Directions =
In the listing below, identify each line with the word "this" and return those lines.

Dataset items =
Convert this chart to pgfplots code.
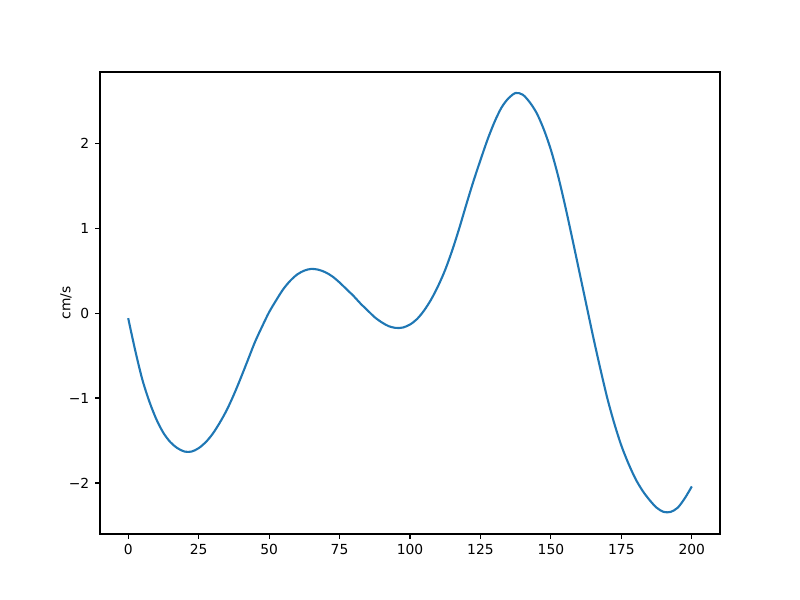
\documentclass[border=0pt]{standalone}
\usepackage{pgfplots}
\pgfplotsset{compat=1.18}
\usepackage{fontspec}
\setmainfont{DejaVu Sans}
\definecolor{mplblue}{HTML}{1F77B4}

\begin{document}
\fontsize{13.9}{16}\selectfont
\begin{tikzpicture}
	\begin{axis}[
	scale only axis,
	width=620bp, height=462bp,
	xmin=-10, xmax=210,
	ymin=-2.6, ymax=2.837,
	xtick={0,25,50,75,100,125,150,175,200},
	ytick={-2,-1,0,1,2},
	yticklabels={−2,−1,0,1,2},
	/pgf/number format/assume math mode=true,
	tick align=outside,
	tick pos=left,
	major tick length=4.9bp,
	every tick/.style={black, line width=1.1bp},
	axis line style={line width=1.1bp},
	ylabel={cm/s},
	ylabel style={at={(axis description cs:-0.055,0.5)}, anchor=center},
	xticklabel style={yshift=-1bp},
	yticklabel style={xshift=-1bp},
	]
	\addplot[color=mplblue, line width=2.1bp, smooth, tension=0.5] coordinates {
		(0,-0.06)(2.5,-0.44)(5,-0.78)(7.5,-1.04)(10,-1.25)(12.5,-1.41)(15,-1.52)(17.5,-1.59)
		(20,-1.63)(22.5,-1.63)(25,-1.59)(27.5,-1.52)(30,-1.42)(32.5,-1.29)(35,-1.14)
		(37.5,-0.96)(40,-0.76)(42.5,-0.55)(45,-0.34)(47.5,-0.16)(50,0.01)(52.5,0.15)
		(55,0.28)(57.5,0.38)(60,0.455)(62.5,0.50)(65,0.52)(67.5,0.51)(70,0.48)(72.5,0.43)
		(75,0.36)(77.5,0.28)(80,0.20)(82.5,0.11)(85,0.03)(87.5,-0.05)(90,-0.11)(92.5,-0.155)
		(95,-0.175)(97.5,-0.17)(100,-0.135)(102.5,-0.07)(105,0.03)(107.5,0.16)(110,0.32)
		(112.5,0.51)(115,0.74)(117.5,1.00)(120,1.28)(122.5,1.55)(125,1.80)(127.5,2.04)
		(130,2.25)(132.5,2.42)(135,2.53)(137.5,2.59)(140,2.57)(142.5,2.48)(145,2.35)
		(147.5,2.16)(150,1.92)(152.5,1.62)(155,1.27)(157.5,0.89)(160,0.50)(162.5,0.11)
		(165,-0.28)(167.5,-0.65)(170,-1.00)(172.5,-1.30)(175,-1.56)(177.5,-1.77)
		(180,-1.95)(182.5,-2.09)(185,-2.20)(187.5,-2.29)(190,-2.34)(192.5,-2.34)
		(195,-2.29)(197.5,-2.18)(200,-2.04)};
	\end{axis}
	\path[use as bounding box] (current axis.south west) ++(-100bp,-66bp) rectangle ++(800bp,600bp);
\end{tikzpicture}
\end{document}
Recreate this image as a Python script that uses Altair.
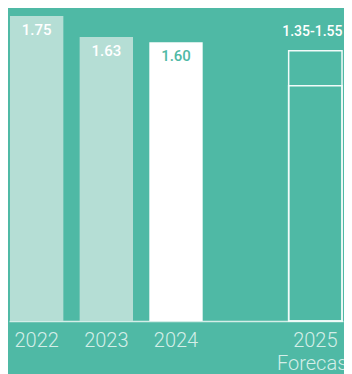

Final answer =
Convert this chart to pgfplots code.
Recreate this image as a Python script that uses Altair.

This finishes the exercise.